# WHAT IS EXPECTED:
Give the number of lines below that contain the word "matplotlib", and nothing else.
--- DATA PROVIDED ---
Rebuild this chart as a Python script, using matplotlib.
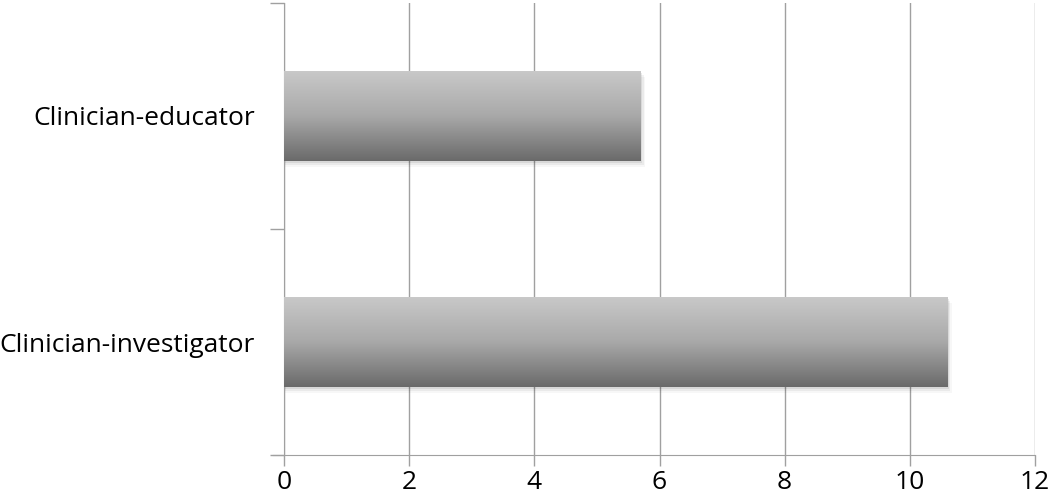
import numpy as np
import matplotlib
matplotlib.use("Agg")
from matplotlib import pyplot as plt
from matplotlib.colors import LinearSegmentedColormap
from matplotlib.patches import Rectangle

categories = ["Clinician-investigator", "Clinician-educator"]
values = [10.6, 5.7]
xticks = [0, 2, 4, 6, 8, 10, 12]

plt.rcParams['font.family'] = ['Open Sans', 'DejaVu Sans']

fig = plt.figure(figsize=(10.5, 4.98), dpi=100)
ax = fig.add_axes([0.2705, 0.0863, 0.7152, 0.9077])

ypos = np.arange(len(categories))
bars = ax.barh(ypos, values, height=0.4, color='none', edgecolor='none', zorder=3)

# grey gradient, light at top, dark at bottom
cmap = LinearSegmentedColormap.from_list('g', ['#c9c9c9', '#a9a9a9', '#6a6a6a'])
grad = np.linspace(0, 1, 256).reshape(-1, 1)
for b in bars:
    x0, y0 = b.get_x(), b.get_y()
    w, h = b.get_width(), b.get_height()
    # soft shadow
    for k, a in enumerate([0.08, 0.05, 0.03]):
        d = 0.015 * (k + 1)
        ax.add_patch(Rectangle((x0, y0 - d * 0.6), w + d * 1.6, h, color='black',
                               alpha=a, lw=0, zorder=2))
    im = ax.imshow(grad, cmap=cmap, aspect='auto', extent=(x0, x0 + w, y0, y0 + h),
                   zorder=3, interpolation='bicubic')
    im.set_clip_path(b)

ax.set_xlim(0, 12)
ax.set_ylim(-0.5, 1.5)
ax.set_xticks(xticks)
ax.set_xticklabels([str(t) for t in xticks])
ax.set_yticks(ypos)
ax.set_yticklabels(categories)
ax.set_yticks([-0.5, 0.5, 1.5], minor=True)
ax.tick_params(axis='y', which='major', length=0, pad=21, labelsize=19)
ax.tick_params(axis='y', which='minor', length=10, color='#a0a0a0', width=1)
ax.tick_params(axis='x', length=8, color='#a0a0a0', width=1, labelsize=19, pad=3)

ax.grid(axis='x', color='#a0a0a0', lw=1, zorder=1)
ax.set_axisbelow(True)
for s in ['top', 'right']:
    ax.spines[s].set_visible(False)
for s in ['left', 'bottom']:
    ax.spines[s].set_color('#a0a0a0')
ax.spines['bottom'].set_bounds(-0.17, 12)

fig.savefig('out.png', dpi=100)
---
# EXERCISE RESPONSE:
6